▶ Work instructions:
Will you output all of the data below exactly, omitting the images?

▶ Exercise materials:
--- begin ---
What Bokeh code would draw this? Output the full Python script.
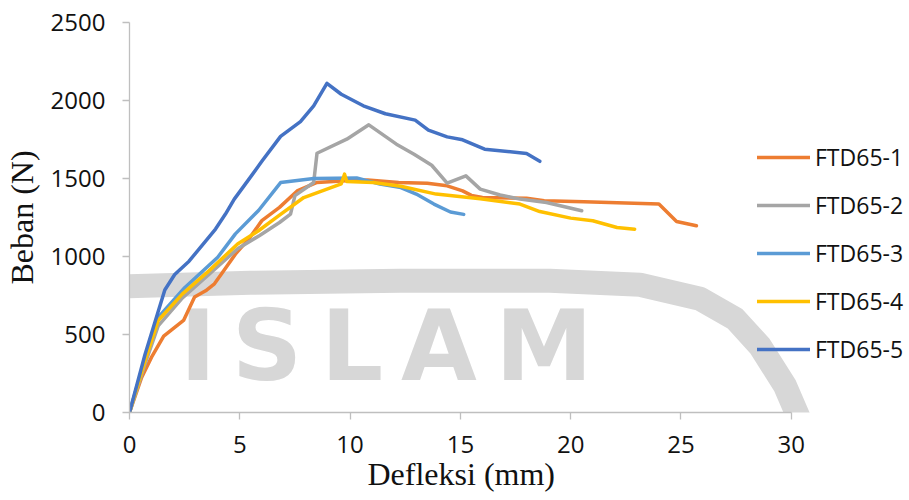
from bokeh.plotting import figure
from bokeh.models import FixedTicker, Legend, LegendItem, Range1d, Title
from bokeh.core.properties import value
from bokeh.embed import file_html
from bokeh.resources import INLINE

# Load-deflection curves of the five FTD65 specimens
ftd1_x = [0, 0.55, 1.0, 1.55, 2.45, 2.95, 3.45, 3.85, 4.15, 4.8, 5.45, 6.0, 6.8, 7.6, 8.5,
          9.8, 10.8, 12.2, 13.5, 14.4, 15.1, 15.5, 16.0, 18.0, 18.8, 20.6, 24.0, 24.8, 25.7]
ftd1_y = [0, 225, 355, 490, 590, 740, 780, 825, 885, 1015, 1120, 1230, 1315, 1420, 1475,
          1485, 1490, 1474, 1470, 1453, 1421, 1392, 1378, 1374, 1357, 1351, 1336, 1224, 1197]

ftd2_x = [0, 0.7, 1.3, 2.4, 3.6, 4.9, 5.9, 6.8, 7.3, 7.5, 8.35, 8.5, 9.85, 10.85, 12.1,
          12.9, 13.7, 14.4, 15.25, 15.9, 16.8, 17.7, 18.9, 20.5]
ftd2_y = [0, 310, 555, 735, 885, 1050, 1135, 1218, 1272, 1390, 1474, 1662, 1752, 1844, 1720,
          1656, 1585, 1470, 1517, 1432, 1394, 1368, 1346, 1293]

ftd3_x = [0, 0.7, 1.3, 2.5, 4.0, 4.8, 5.85, 6.85, 8.35, 10.3, 11.35, 12.3, 13.0, 13.8, 14.55, 15.15]
ftd3_y = [0, 345, 610, 800, 995, 1145, 1295, 1474, 1500, 1504, 1464, 1442, 1400, 1336, 1285, 1270]

ftd4_x = [0, 0.7, 1.3, 2.4, 3.6, 4.9, 5.85, 6.8, 7.9, 9.6, 9.75, 9.85, 11.05, 12.3, 13.9,
          15.9, 17.7, 18.6, 20.0, 21.0, 22.1, 22.9]
ftd4_y = [0, 330, 590, 760, 908, 1080, 1165, 1265, 1378, 1466, 1528, 1481, 1474, 1450, 1400,
          1370, 1336, 1288, 1246, 1229, 1186, 1175]

ftd5_x = [0, 0.7, 1.6, 2.05, 2.7, 3.9, 4.35, 4.75, 5.25, 6.0, 6.85, 7.75, 8.35, 8.95, 9.6,
          10.6, 11.6, 12.95, 13.55, 14.4, 15.1, 16.1, 18.0, 18.6]
ftd5_y = [0, 370, 785, 885, 970, 1176, 1272, 1368, 1464, 1610, 1770, 1865, 1966, 2110, 2040,
          1966, 1915, 1874, 1810, 1767, 1748, 1688, 1660, 1610]

series_names = ["FTD65-1", "FTD65-2", "FTD65-3", "FTD65-4", "FTD65-5"]
series_x = [ftd1_x, ftd2_x, ftd3_x, ftd4_x, ftd5_x]
series_y = [ftd1_y, ftd2_y, ftd3_y, ftd4_y, ftd5_y]
series_colors = ["#ED7D31", "#A5A5A5", "#5B9BD5", "#FFC000", "#4472C4"]

x_ticks = [0, 5, 10, 15, 20, 25, 30]
y_ticks = [0, 500, 1000, 1500, 2000, 2500]

# Background watermark (page stamp) geometry, in axis units
stamp_band_x = [-1, 5.47, 12.27, 19.06, 23.14, 25.86, 27.45, 28.58, 29.72, 30.4, 31.0]
stamp_band_y = [805, 831, 844, 844, 819, 729, 601, 426, 170, -53, -300]
stamp_letters = ["I", "S", "L", "A", "M"]
stamp_letter_x = [3.11, 6.24, 10.09, 14.03, 18.79]
stamp_letter_y = [427, 427, 427, 427, 427]

# The frame runs past x = 30 so the legend can sit at the right-hand edge;
# the x axis itself is bounded to 0..30.
p = figure(width=909, height=500, output_backend="svg", toolbar_location=None,
           x_range=Range1d(0, 35.36), y_range=Range1d(0, 2500),
           min_border_left=129, min_border_right=0, min_border_top=22, min_border_bottom=88)
p.outline_line_color = None
p.background_fill_color = "white"
p.border_fill_color = "white"
p.xgrid.visible = False
p.ygrid.visible = False

stamp_color = "#D7D7D7"
p.line(stamp_band_x, stamp_band_y, line_color=stamp_color, line_width=24, line_join="round")
p.text(x=stamp_letter_x, y=stamp_letter_y, text=stamp_letters, text_color=stamp_color,
       text_font=value("DejaVu Sans"), text_font_style="bold", text_font_size="98px",
       text_align="center", text_baseline="alphabetic")

items = []
for name, xs, ys, col in zip(series_names, series_x, series_y, series_colors):
    r = p.line(xs, ys, line_color=col, line_width=3.5, line_join="round", line_cap="round")
    items.append(LegendItem(label=name, renderers=[r]))

legend = Legend(items=items, location=(628, 40), orientation="vertical",
                glyph_width=53, glyph_height=46, label_height=46, spacing=2,
                label_standoff=5, padding=0, margin=0,
                border_line_alpha=0, background_fill_alpha=0,
                label_text_font="Open Sans", label_text_font_size="23px",
                label_text_color="#111111")
p.add_layout(legend)

for ax in (p.xaxis[0], p.yaxis[0]):
    ax.axis_line_color = "#BFBFBF"
    ax.axis_line_width = 1.3
    ax.major_tick_line_color = "#BFBFBF"
    ax.major_tick_line_width = 1.3
    ax.major_tick_out = 7
    ax.major_tick_in = 0
    ax.minor_tick_line_color = None
    ax.major_label_text_font = "Open Sans"
    ax.major_label_text_font_size = "24px"
    ax.major_label_text_color = "#111111"

p.xaxis.ticker = FixedTicker(ticks=x_ticks)
p.yaxis.ticker = FixedTicker(ticks=y_ticks)
p.xaxis.bounds = (0, 30)
p.xaxis.major_label_standoff = 16
p.yaxis.major_label_standoff = 17

p.yaxis.axis_label = "Beban (N)"
p.yaxis.axis_label_text_font = "Liberation Serif"
p.yaxis.axis_label_text_font_size = "32px"
p.yaxis.axis_label_text_font_style = "normal"
p.yaxis.axis_label_text_color = "#111111"
p.yaxis.axis_label_standoff = 8

# x-axis title, centred under the 0..30 span of the axis
x_title = Title(text="Defleksi (mm)", align="left", offset=238, standoff=-3,
                text_font="Liberation Serif", text_font_size="32px",
                text_font_style="normal", text_color="#111111")
p.add_layout(x_title, "below")

open("out.html", "w").write(file_html(p, INLINE))
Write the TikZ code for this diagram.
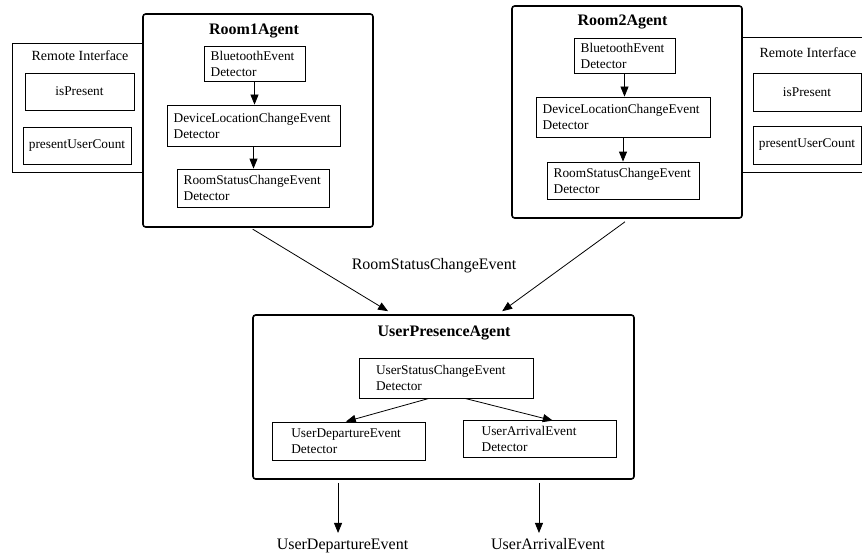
--- end ---
▶ Answer to the problem:
What Bokeh code would draw this? Output the full Python script.
from bokeh.plotting import figure
from bokeh.models import FixedTicker, Legend, LegendItem, Range1d, Title
from bokeh.core.properties import value
from bokeh.embed import file_html
from bokeh.resources import INLINE

# Load-deflection curves of the five FTD65 specimens
ftd1_x = [0, 0.55, 1.0, 1.55, 2.45, 2.95, 3.45, 3.85, 4.15, 4.8, 5.45, 6.0, 6.8, 7.6, 8.5,
          9.8, 10.8, 12.2, 13.5, 14.4, 15.1, 15.5, 16.0, 18.0, 18.8, 20.6, 24.0, 24.8, 25.7]
ftd1_y = [0, 225, 355, 490, 590, 740, 780, 825, 885, 1015, 1120, 1230, 1315, 1420, 1475,
          1485, 1490, 1474, 1470, 1453, 1421, 1392, 1378, 1374, 1357, 1351, 1336, 1224, 1197]

ftd2_x = [0, 0.7, 1.3, 2.4, 3.6, 4.9, 5.9, 6.8, 7.3, 7.5, 8.35, 8.5, 9.85, 10.85, 12.1,
          12.9, 13.7, 14.4, 15.25, 15.9, 16.8, 17.7, 18.9, 20.5]
ftd2_y = [0, 310, 555, 735, 885, 1050, 1135, 1218, 1272, 1390, 1474, 1662, 1752, 1844, 1720,
          1656, 1585, 1470, 1517, 1432, 1394, 1368, 1346, 1293]

ftd3_x = [0, 0.7, 1.3, 2.5, 4.0, 4.8, 5.85, 6.85, 8.35, 10.3, 11.35, 12.3, 13.0, 13.8, 14.55, 15.15]
ftd3_y = [0, 345, 610, 800, 995, 1145, 1295, 1474, 1500, 1504, 1464, 1442, 1400, 1336, 1285, 1270]

ftd4_x = [0, 0.7, 1.3, 2.4, 3.6, 4.9, 5.85, 6.8, 7.9, 9.6, 9.75, 9.85, 11.05, 12.3, 13.9,
          15.9, 17.7, 18.6, 20.0, 21.0, 22.1, 22.9]
ftd4_y = [0, 330, 590, 760, 908, 1080, 1165, 1265, 1378, 1466, 1528, 1481, 1474, 1450, 1400,
          1370, 1336, 1288, 1246, 1229, 1186, 1175]

ftd5_x = [0, 0.7, 1.6, 2.05, 2.7, 3.9, 4.35, 4.75, 5.25, 6.0, 6.85, 7.75, 8.35, 8.95, 9.6,
          10.6, 11.6, 12.95, 13.55, 14.4, 15.1, 16.1, 18.0, 18.6]
ftd5_y = [0, 370, 785, 885, 970, 1176, 1272, 1368, 1464, 1610, 1770, 1865, 1966, 2110, 2040,
          1966, 1915, 1874, 1810, 1767, 1748, 1688, 1660, 1610]

series_names = ["FTD65-1", "FTD65-2", "FTD65-3", "FTD65-4", "FTD65-5"]
series_x = [ftd1_x, ftd2_x, ftd3_x, ftd4_x, ftd5_x]
series_y = [ftd1_y, ftd2_y, ftd3_y, ftd4_y, ftd5_y]
series_colors = ["#ED7D31", "#A5A5A5", "#5B9BD5", "#FFC000", "#4472C4"]

x_ticks = [0, 5, 10, 15, 20, 25, 30]
y_ticks = [0, 500, 1000, 1500, 2000, 2500]

# Background watermark (page stamp) geometry, in axis units
stamp_band_x = [-1, 5.47, 12.27, 19.06, 23.14, 25.86, 27.45, 28.58, 29.72, 30.4, 31.0]
stamp_band_y = [805, 831, 844, 844, 819, 729, 601, 426, 170, -53, -300]
stamp_letters = ["I", "S", "L", "A", "M"]
stamp_letter_x = [3.11, 6.24, 10.09, 14.03, 18.79]
stamp_letter_y = [427, 427, 427, 427, 427]

# The frame runs past x = 30 so the legend can sit at the right-hand edge;
# the x axis itself is bounded to 0..30.
p = figure(width=909, height=500, output_backend="svg", toolbar_location=None,
           x_range=Range1d(0, 35.36), y_range=Range1d(0, 2500),
           min_border_left=129, min_border_right=0, min_border_top=22, min_border_bottom=88)
p.outline_line_color = None
p.background_fill_color = "white"
p.border_fill_color = "white"
p.xgrid.visible = False
p.ygrid.visible = False

stamp_color = "#D7D7D7"
p.line(stamp_band_x, stamp_band_y, line_color=stamp_color, line_width=24, line_join="round")
p.text(x=stamp_letter_x, y=stamp_letter_y, text=stamp_letters, text_color=stamp_color,
       text_font=value("DejaVu Sans"), text_font_style="bold", text_font_size="98px",
       text_align="center", text_baseline="alphabetic")

items = []
for name, xs, ys, col in zip(series_names, series_x, series_y, series_colors):
    r = p.line(xs, ys, line_color=col, line_width=3.5, line_join="round", line_cap="round")
    items.append(LegendItem(label=name, renderers=[r]))

legend = Legend(items=items, location=(628, 40), orientation="vertical",
                glyph_width=53, glyph_height=46, label_height=46, spacing=2,
                label_standoff=5, padding=0, margin=0,
                border_line_alpha=0, background_fill_alpha=0,
                label_text_font="Open Sans", label_text_font_size="23px",
                label_text_color="#111111")
p.add_layout(legend)

for ax in (p.xaxis[0], p.yaxis[0]):
    ax.axis_line_color = "#BFBFBF"
    ax.axis_line_width = 1.3
    ax.major_tick_line_color = "#BFBFBF"
    ax.major_tick_line_width = 1.3
    ax.major_tick_out = 7
    ax.major_tick_in = 0
    ax.minor_tick_line_color = None
    ax.major_label_text_font = "Open Sans"
    ax.major_label_text_font_size = "24px"
    ax.major_label_text_color = "#111111"

p.xaxis.ticker = FixedTicker(ticks=x_ticks)
p.yaxis.ticker = FixedTicker(ticks=y_ticks)
p.xaxis.bounds = (0, 30)
p.xaxis.major_label_standoff = 16
p.yaxis.major_label_standoff = 17

p.yaxis.axis_label = "Beban (N)"
p.yaxis.axis_label_text_font = "Liberation Serif"
p.yaxis.axis_label_text_font_size = "32px"
p.yaxis.axis_label_text_font_style = "normal"
p.yaxis.axis_label_text_color = "#111111"
p.yaxis.axis_label_standoff = 8

# x-axis title, centred under the 0..30 span of the axis
x_title = Title(text="Defleksi (mm)", align="left", offset=238, standoff=-3,
                text_font="Liberation Serif", text_font_size="32px",
                text_font_style="normal", text_color="#111111")
p.add_layout(x_title, "below")

open("out.html", "w").write(file_html(p, INLINE))
Write the TikZ code for this diagram.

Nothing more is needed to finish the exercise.